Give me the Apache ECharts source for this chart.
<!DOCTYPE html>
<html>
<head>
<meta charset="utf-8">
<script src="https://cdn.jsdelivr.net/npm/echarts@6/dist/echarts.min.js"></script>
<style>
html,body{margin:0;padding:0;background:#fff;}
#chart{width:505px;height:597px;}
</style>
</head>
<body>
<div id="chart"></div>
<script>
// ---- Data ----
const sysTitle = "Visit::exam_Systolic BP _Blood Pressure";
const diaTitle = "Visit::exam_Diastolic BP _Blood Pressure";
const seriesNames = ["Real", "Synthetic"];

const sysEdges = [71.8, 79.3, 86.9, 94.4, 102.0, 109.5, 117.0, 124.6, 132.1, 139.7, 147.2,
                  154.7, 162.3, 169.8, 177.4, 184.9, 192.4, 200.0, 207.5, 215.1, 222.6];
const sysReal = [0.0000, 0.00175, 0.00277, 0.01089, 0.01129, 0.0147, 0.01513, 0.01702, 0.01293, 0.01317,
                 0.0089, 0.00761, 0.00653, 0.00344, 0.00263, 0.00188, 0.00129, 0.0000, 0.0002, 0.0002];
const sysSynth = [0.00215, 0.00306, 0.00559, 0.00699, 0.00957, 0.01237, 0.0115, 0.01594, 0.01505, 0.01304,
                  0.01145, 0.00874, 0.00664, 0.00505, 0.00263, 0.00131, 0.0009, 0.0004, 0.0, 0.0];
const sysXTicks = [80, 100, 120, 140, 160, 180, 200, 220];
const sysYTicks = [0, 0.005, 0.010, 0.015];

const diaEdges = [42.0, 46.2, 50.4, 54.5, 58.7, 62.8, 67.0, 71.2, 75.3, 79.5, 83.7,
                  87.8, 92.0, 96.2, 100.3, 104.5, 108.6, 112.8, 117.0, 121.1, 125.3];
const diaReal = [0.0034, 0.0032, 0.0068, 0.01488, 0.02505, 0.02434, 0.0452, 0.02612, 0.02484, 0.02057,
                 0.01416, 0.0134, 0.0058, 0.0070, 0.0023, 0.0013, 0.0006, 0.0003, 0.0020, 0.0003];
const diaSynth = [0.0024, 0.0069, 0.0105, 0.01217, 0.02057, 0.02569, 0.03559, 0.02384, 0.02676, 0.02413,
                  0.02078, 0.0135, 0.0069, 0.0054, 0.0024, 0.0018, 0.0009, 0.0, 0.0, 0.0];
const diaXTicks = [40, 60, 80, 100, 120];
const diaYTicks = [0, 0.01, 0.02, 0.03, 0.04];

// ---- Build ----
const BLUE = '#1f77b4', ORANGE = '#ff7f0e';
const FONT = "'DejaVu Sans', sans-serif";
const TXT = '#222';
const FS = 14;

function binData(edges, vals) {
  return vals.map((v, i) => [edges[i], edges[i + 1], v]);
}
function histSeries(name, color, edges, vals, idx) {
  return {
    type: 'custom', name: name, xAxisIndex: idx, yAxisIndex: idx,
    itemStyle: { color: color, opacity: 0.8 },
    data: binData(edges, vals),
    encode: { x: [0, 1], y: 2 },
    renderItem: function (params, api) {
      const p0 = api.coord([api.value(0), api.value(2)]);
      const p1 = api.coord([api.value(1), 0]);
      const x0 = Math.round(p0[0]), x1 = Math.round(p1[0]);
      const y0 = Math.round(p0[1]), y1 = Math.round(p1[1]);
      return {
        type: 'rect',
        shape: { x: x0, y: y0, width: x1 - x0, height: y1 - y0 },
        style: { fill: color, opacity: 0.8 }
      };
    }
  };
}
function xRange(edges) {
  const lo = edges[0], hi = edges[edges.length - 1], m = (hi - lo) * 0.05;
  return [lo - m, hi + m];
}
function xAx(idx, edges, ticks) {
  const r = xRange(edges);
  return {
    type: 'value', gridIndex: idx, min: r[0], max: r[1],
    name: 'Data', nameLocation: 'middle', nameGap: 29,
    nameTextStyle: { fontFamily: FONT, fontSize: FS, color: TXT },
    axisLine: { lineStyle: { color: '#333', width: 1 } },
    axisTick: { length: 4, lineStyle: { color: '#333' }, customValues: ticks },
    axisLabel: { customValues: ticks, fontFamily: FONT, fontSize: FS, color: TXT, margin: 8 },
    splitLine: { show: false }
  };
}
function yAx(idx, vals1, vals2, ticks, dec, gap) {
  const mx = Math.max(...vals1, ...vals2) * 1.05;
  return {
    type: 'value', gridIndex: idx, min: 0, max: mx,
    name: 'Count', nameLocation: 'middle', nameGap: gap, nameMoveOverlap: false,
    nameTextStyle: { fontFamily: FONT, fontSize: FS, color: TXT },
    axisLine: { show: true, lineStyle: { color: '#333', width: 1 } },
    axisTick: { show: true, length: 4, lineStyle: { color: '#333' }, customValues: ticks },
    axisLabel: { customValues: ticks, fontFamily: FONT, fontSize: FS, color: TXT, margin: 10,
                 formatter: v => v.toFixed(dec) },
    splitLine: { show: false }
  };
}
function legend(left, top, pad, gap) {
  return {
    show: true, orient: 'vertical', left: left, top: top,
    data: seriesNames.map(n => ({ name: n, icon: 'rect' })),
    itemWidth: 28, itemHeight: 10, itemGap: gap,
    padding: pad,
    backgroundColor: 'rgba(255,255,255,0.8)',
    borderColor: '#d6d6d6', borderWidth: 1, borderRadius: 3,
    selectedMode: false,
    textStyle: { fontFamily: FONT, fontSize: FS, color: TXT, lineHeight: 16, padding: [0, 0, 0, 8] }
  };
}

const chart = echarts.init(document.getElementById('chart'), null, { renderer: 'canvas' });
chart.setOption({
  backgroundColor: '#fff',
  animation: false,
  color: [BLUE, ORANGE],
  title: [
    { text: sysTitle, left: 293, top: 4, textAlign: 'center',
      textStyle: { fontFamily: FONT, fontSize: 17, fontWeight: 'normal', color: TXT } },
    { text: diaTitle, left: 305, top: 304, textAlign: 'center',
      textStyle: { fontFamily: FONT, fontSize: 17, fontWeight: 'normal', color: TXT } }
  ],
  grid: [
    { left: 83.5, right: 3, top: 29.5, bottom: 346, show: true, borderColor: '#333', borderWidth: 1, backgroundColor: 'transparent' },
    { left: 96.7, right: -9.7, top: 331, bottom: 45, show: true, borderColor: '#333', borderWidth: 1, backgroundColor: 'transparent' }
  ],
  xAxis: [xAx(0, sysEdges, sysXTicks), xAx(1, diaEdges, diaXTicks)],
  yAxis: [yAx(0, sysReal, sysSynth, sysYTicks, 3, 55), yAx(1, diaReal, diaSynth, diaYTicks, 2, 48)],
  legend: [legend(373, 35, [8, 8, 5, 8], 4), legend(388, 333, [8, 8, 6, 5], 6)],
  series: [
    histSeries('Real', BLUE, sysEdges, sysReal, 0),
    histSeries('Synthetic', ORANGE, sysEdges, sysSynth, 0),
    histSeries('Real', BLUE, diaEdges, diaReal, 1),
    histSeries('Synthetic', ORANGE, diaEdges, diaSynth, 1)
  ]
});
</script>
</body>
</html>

▸ Challenge
Output the complete data exactly as written.

▸ Answer to this task
Give me the Apache ECharts source for this chart.
<!DOCTYPE html>
<html>
<head>
<meta charset="utf-8">
<script src="https://cdn.jsdelivr.net/npm/echarts@6/dist/echarts.min.js"></script>
<style>
html,body{margin:0;padding:0;background:#fff;}
#chart{width:505px;height:597px;}
</style>
</head>
<body>
<div id="chart"></div>
<script>
// ---- Data ----
const sysTitle = "Visit::exam_Systolic BP _Blood Pressure";
const diaTitle = "Visit::exam_Diastolic BP _Blood Pressure";
const seriesNames = ["Real", "Synthetic"];

const sysEdges = [71.8, 79.3, 86.9, 94.4, 102.0, 109.5, 117.0, 124.6, 132.1, 139.7, 147.2,
                  154.7, 162.3, 169.8, 177.4, 184.9, 192.4, 200.0, 207.5, 215.1, 222.6];
const sysReal = [0.0000, 0.00175, 0.00277, 0.01089, 0.01129, 0.0147, 0.01513, 0.01702, 0.01293, 0.01317,
                 0.0089, 0.00761, 0.00653, 0.00344, 0.00263, 0.00188, 0.00129, 0.0000, 0.0002, 0.0002];
const sysSynth = [0.00215, 0.00306, 0.00559, 0.00699, 0.00957, 0.01237, 0.0115, 0.01594, 0.01505, 0.01304,
                  0.01145, 0.00874, 0.00664, 0.00505, 0.00263, 0.00131, 0.0009, 0.0004, 0.0, 0.0];
const sysXTicks = [80, 100, 120, 140, 160, 180, 200, 220];
const sysYTicks = [0, 0.005, 0.010, 0.015];

const diaEdges = [42.0, 46.2, 50.4, 54.5, 58.7, 62.8, 67.0, 71.2, 75.3, 79.5, 83.7,
                  87.8, 92.0, 96.2, 100.3, 104.5, 108.6, 112.8, 117.0, 121.1, 125.3];
const diaReal = [0.0034, 0.0032, 0.0068, 0.01488, 0.02505, 0.02434, 0.0452, 0.02612, 0.02484, 0.02057,
                 0.01416, 0.0134, 0.0058, 0.0070, 0.0023, 0.0013, 0.0006, 0.0003, 0.0020, 0.0003];
const diaSynth = [0.0024, 0.0069, 0.0105, 0.01217, 0.02057, 0.02569, 0.03559, 0.02384, 0.02676, 0.02413,
                  0.02078, 0.0135, 0.0069, 0.0054, 0.0024, 0.0018, 0.0009, 0.0, 0.0, 0.0];
const diaXTicks = [40, 60, 80, 100, 120];
const diaYTicks = [0, 0.01, 0.02, 0.03, 0.04];

// ---- Build ----
const BLUE = '#1f77b4', ORANGE = '#ff7f0e';
const FONT = "'DejaVu Sans', sans-serif";
const TXT = '#222';
const FS = 14;

function binData(edges, vals) {
  return vals.map((v, i) => [edges[i], edges[i + 1], v]);
}
function histSeries(name, color, edges, vals, idx) {
  return {
    type: 'custom', name: name, xAxisIndex: idx, yAxisIndex: idx,
    itemStyle: { color: color, opacity: 0.8 },
    data: binData(edges, vals),
    encode: { x: [0, 1], y: 2 },
    renderItem: function (params, api) {
      const p0 = api.coord([api.value(0), api.value(2)]);
      const p1 = api.coord([api.value(1), 0]);
      const x0 = Math.round(p0[0]), x1 = Math.round(p1[0]);
      const y0 = Math.round(p0[1]), y1 = Math.round(p1[1]);
      return {
        type: 'rect',
        shape: { x: x0, y: y0, width: x1 - x0, height: y1 - y0 },
        style: { fill: color, opacity: 0.8 }
      };
    }
  };
}
function xRange(edges) {
  const lo = edges[0], hi = edges[edges.length - 1], m = (hi - lo) * 0.05;
  return [lo - m, hi + m];
}
function xAx(idx, edges, ticks) {
  const r = xRange(edges);
  return {
    type: 'value', gridIndex: idx, min: r[0], max: r[1],
    name: 'Data', nameLocation: 'middle', nameGap: 29,
    nameTextStyle: { fontFamily: FONT, fontSize: FS, color: TXT },
    axisLine: { lineStyle: { color: '#333', width: 1 } },
    axisTick: { length: 4, lineStyle: { color: '#333' }, customValues: ticks },
    axisLabel: { customValues: ticks, fontFamily: FONT, fontSize: FS, color: TXT, margin: 8 },
    splitLine: { show: false }
  };
}
function yAx(idx, vals1, vals2, ticks, dec, gap) {
  const mx = Math.max(...vals1, ...vals2) * 1.05;
  return {
    type: 'value', gridIndex: idx, min: 0, max: mx,
    name: 'Count', nameLocation: 'middle', nameGap: gap, nameMoveOverlap: false,
    nameTextStyle: { fontFamily: FONT, fontSize: FS, color: TXT },
    axisLine: { show: true, lineStyle: { color: '#333', width: 1 } },
    axisTick: { show: true, length: 4, lineStyle: { color: '#333' }, customValues: ticks },
    axisLabel: { customValues: ticks, fontFamily: FONT, fontSize: FS, color: TXT, margin: 10,
                 formatter: v => v.toFixed(dec) },
    splitLine: { show: false }
  };
}
function legend(left, top, pad, gap) {
  return {
    show: true, orient: 'vertical', left: left, top: top,
    data: seriesNames.map(n => ({ name: n, icon: 'rect' })),
    itemWidth: 28, itemHeight: 10, itemGap: gap,
    padding: pad,
    backgroundColor: 'rgba(255,255,255,0.8)',
    borderColor: '#d6d6d6', borderWidth: 1, borderRadius: 3,
    selectedMode: false,
    textStyle: { fontFamily: FONT, fontSize: FS, color: TXT, lineHeight: 16, padding: [0, 0, 0, 8] }
  };
}

const chart = echarts.init(document.getElementById('chart'), null, { renderer: 'canvas' });
chart.setOption({
  backgroundColor: '#fff',
  animation: false,
  color: [BLUE, ORANGE],
  title: [
    { text: sysTitle, left: 293, top: 4, textAlign: 'center',
      textStyle: { fontFamily: FONT, fontSize: 17, fontWeight: 'normal', color: TXT } },
    { text: diaTitle, left: 305, top: 304, textAlign: 'center',
      textStyle: { fontFamily: FONT, fontSize: 17, fontWeight: 'normal', color: TXT } }
  ],
  grid: [
    { left: 83.5, right: 3, top: 29.5, bottom: 346, show: true, borderColor: '#333', borderWidth: 1, backgroundColor: 'transparent' },
    { left: 96.7, right: -9.7, top: 331, bottom: 45, show: true, borderColor: '#333', borderWidth: 1, backgroundColor: 'transparent' }
  ],
  xAxis: [xAx(0, sysEdges, sysXTicks), xAx(1, diaEdges, diaXTicks)],
  yAxis: [yAx(0, sysReal, sysSynth, sysYTicks, 3, 55), yAx(1, diaReal, diaSynth, diaYTicks, 2, 48)],
  legend: [legend(373, 35, [8, 8, 5, 8], 4), legend(388, 333, [8, 8, 6, 5], 6)],
  series: [
    histSeries('Real', BLUE, sysEdges, sysReal, 0),
    histSeries('Synthetic', ORANGE, sysEdges, sysSynth, 0),
    histSeries('Real', BLUE, diaEdges, diaReal, 1),
    histSeries('Synthetic', ORANGE, diaEdges, diaSynth, 1)
  ]
});
</script>
</body>
</html>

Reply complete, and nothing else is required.